Process working condition recognition based on the fusion of morphological and pixel set features of froth for froth flotation

Abstract

Process condition recognition is an effective way to improve the froth process performance. In previous condition recognition algorithms based on machine vision in flotation process, the used features including gray value, bubble size distribution, load, etc., are essentially statistical results of gray level images and there is local bubble structure information loss in their extraction procedure. Meanwhile, the large number of image data are not adequately utilized. Thus, in this paper, deep neural network are used to extract the pix set features, and a two-step condition recognition method based on bubble image morphology and pixel set features is proposed, which utilizes the large number of image data. First, froth images are segmented into single bubble images. Next, the morphological feature vector of a single bubble image is extracted and classification labels are assigned to the single bubble images via K-means clustering. A large quantity of historical images is analyzed and labeled to train a convolutional neural network (CNN) by which the pixel set features of each bubble image are extracted. The morphological feature vector and pixel set features of the bubble images are then fused for bubble image clustering using the weighted mean-shift algorithm. The frequencies of various types of bubbles in a froth image are calculated to form a bubble frequency set for the froth image.

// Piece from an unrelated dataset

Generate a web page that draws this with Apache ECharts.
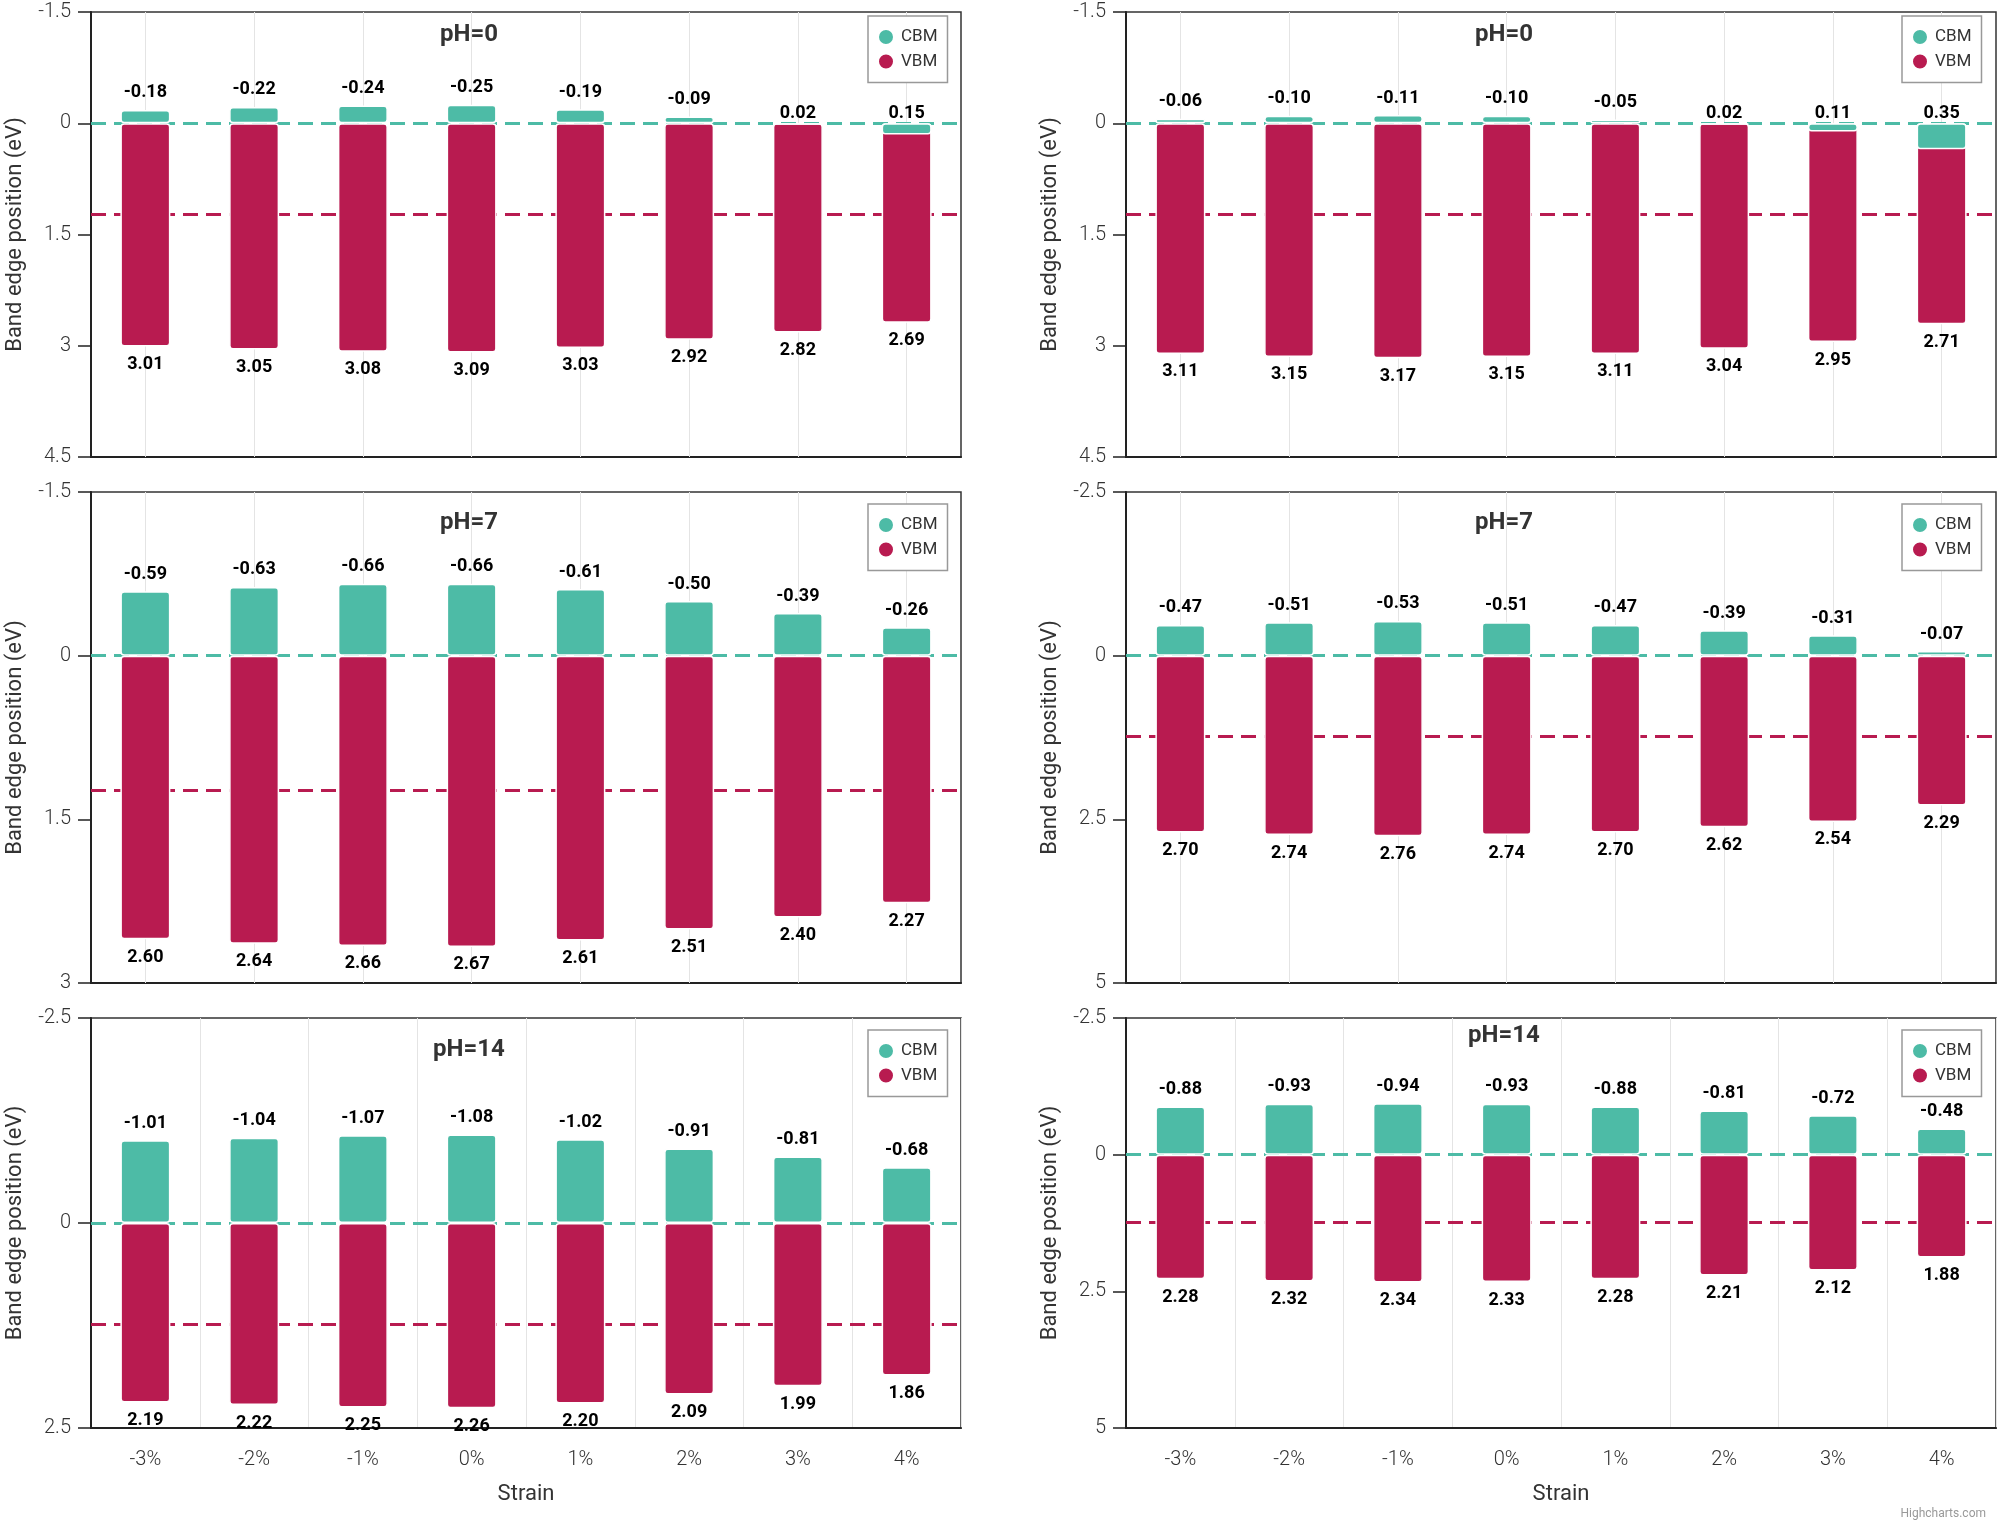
<!DOCTYPE html>
<html>
<head>
<meta charset="utf-8">
<script src="https://cdn.jsdelivr.net/npm/echarts@6/dist/echarts.min.js"></script>
<style>
html,body{margin:0;padding:0;background:#fff;}
#chart{width:2000px;height:1526px;}
</style>
</head>
<body>
<div id="chart"></div>
<script>
// ---------------- data ----------------
const categories = ['-3%', '-2%', '-1%', '0%', '1%', '2%', '3%', '4%'];
const phLabels = ['pH=0', 'pH=7', 'pH=14'];
const seriesNames = ['CBM', 'VBM'];
const waterRedox = [0, 1.23]; // H+/H2 and O2/H2O levels (eV)

// left column
const cbmLeftPH0 = [-0.18, -0.22, -0.24, -0.25, -0.19, -0.09, 0.02, 0.15];
const vbmLeftPH0 = [3.01, 3.05, 3.08, 3.09, 3.03, 2.92, 2.82, 2.69];
const cbmLeftPH7 = [-0.59, -0.63, -0.66, -0.66, -0.61, -0.50, -0.39, -0.26];
const vbmLeftPH7 = [2.60, 2.64, 2.66, 2.67, 2.61, 2.51, 2.40, 2.27];
const cbmLeftPH14 = [-1.01, -1.04, -1.07, -1.08, -1.02, -0.91, -0.81, -0.68];
const vbmLeftPH14 = [2.19, 2.22, 2.25, 2.26, 2.20, 2.09, 1.99, 1.86];

// right column
const cbmRightPH0 = [-0.06, -0.10, -0.11, -0.10, -0.05, 0.02, 0.11, 0.35];
const vbmRightPH0 = [3.11, 3.15, 3.17, 3.15, 3.11, 3.04, 2.95, 2.71];
const cbmRightPH7 = [-0.47, -0.51, -0.53, -0.51, -0.47, -0.39, -0.31, -0.07];
const vbmRightPH7 = [2.70, 2.74, 2.76, 2.74, 2.70, 2.62, 2.54, 2.29];
const cbmRightPH14 = [-0.88, -0.93, -0.94, -0.93, -0.88, -0.81, -0.72, -0.48];
const vbmRightPH14 = [2.28, 2.32, 2.34, 2.33, 2.28, 2.21, 2.12, 1.88];

// y-axis ticks (min, max, step) per panel
const yMinLeft = [-1.5, -1.5, -2.5];
const yMaxLeft = [4.5, 3, 2.5];
const yStepLeft = [1.5, 1.5, 2.5];
const yMinRight = [-1.5, -2.5, -2.5];
const yMaxRight = [4.5, 5, 5];
const yStepRight = [1.5, 2.5, 2.5];

// ---------------- styles / layout ----------------
const CBM_COLOR = '#4dbba6';
const VBM_COLOR = '#b81b50';
const FONT = 'Roboto, "Liberation Sans", Arial, sans-serif';

const colLefts = [91, 1126];
const gridWidth = 870;
const rowTops = [12, 492, 1018];
const rowHeights = [445, 491, 410];
const titleX = [469, 1504];
const titleY = [[35, 35], [523, 523], [1050, 1036]];
const legendX = [868, 1902];
const legendY = [16, 504, 1030];

const panels = [
  {row: 0, col: 0, cbm: cbmLeftPH0, vbm: vbmLeftPH0, min: yMinLeft[0], max: yMaxLeft[0], step: yStepLeft[0]},
  {row: 0, col: 1, cbm: cbmRightPH0, vbm: vbmRightPH0, min: yMinRight[0], max: yMaxRight[0], step: yStepRight[0]},
  {row: 1, col: 0, cbm: cbmLeftPH7, vbm: vbmLeftPH7, min: yMinLeft[1], max: yMaxLeft[1], step: yStepLeft[1]},
  {row: 1, col: 1, cbm: cbmRightPH7, vbm: vbmRightPH7, min: yMinRight[1], max: yMaxRight[1], step: yStepRight[1]},
  {row: 2, col: 0, cbm: cbmLeftPH14, vbm: vbmLeftPH14, min: yMinLeft[2], max: yMaxLeft[2], step: yStepLeft[2]},
  {row: 2, col: 1, cbm: cbmRightPH14, vbm: vbmRightPH14, min: yMinRight[2], max: yMaxRight[2], step: yStepRight[2]}
];

const fmt2 = p => Number(p.value).toFixed(2);
const labelFont = {fontSize: 18, fontWeight: 'bold', color: '#000', fontFamily: FONT};

const option = {
  animation: false,
  textStyle: {fontFamily: FONT},
  title: [], legend: [], grid: [], xAxis: [], yAxis: [], series: [],
  graphic: [{
    type: 'text', right: 14, top: 1508,
    style: {text: 'Highcharts.com', fontSize: 12, fill: '#999', fontFamily: FONT}
  }]
};

panels.forEach((p, i) => {
  const bottomRow = p.row === 2;
  option.grid.push({
    left: colLefts[p.col], top: rowTops[p.row], width: gridWidth, height: rowHeights[p.row],
    show: true, borderColor: '#333', borderWidth: 1.5, backgroundColor: 'transparent',
    containLabel: false, outerBoundsMode: 'none'
  });
  option.title.push({
    text: phLabels[p.row], left: titleX[p.col], top: titleY[p.row][p.col],
    textAlign: 'center', textVerticalAlign: 'middle', padding: 0,
    textStyle: {fontSize: 24, fontWeight: 'bold', color: '#333', fontFamily: FONT}
  });
  option.legend.push({
    data: seriesNames, orient: 'vertical', left: legendX[p.col], top: legendY[p.row],
    padding: [12, 10, 12, 9], itemWidth: 20, itemHeight: 16, itemGap: 6.5, icon: 'circle',
    borderColor: '#999', borderWidth: 1.5, backgroundColor: '#fff', selectedMode: false,
    textStyle: {fontSize: 17, color: '#333', fontFamily: FONT}
  });
  option.xAxis.push({
    type: 'category', gridIndex: i, data: categories, boundaryGap: true,
    axisLine: {show: true, onZero: false, lineStyle: {color: '#222', width: 2}},
    axisTick: {show: false},
    axisLabel: {show: bottomRow, fontSize: 20, fontWeight: 300, color: '#333', margin: 22, fontFamily: FONT},
    splitLine: {show: bottomRow, lineStyle: {color: '#e4e4e4', width: 1}},
    name: bottomRow ? 'Strain' : '', nameLocation: 'middle', nameGap: 55,
    nameTextStyle: {fontSize: 22, color: '#333', fontFamily: FONT}
  });
  option.yAxis.push({
    type: 'value', gridIndex: i, inverse: true, min: p.min, max: p.max, interval: p.step,
    axisLine: {show: true, onZero: false, lineStyle: {color: '#222', width: 2}},
    axisTick: {show: true, length: 13, lineStyle: {color: '#222', width: 1.5}},
    axisLabel: {fontSize: 20, fontWeight: 300, color: '#333', margin: 20, fontFamily: FONT},
    splitLine: {show: false},
    name: 'Band edge position (eV)', nameLocation: 'middle', nameGap: 65,
    nameTextStyle: {fontSize: 22, color: '#333', fontFamily: FONT}
  });

  const vbmSeries = {
    name: 'VBM', type: 'bar', xAxisIndex: i, yAxisIndex: i, data: p.vbm,
    barWidth: 50, barGap: '-100%',
    itemStyle: {color: VBM_COLOR, borderColor: '#fff', borderWidth: 1.5, borderRadius: 3},
    label: Object.assign({show: true, position: 'bottom', distance: 9, formatter: fmt2}, labelFont),
    emphasis: {disabled: true}
  };
  if (!bottomRow) {
    vbmSeries.markLine = {
      silent: true, z: 1, symbol: ['none', 'none'], animation: false,
      label: {show: false},
      lineStyle: {type: 'solid', color: '#e4e4e4', width: 1},
      data: categories.map(c => ({xAxis: c}))
    };
  }
  // CBM bars that sit below the H+/H2 line keep their label close to that line
  const cbmData = p.cbm.map(v => (v > 0 ? {value: v, label: {distance: 1}} : v));
  const cbmSeries = {
    name: 'CBM', type: 'bar', xAxisIndex: i, yAxisIndex: i, data: cbmData,
    barWidth: 50, barGap: '-100%',
    itemStyle: {color: CBM_COLOR, borderColor: '#fff', borderWidth: 1.5, borderRadius: 3},
    label: Object.assign({show: true, position: 'top', distance: 8, formatter: fmt2}, labelFont),
    emphasis: {disabled: true},
    markLine: {
      silent: true, z: 1, symbol: ['none', 'none'], animation: false,
      label: {show: false},
      data: [
        {yAxis: waterRedox[0], lineStyle: {type: [15, 8], color: CBM_COLOR, width: 3}},
        {yAxis: waterRedox[1], lineStyle: {type: [15, 8], color: VBM_COLOR, width: 3}}
      ]
    }
  };
  option.series.push(vbmSeries, cbmSeries);
});

const chart = echarts.init(document.getElementById('chart'), null, {renderer: 'canvas'});
chart.setOption(option);
</script>
</body>
</html>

A two-step working condition recognition strategy based on image sequence over a time period is then proposed. In this strategy, the bubble frequency sets of all froth images and those of the bubble images segmented from the froth images over the corresponding time period are matched with those of the images of typical flotation conditions in two main steps to determine the current working condition. Test results using industrial data demonstrate the high accuracy and calculation speed of the proposed method.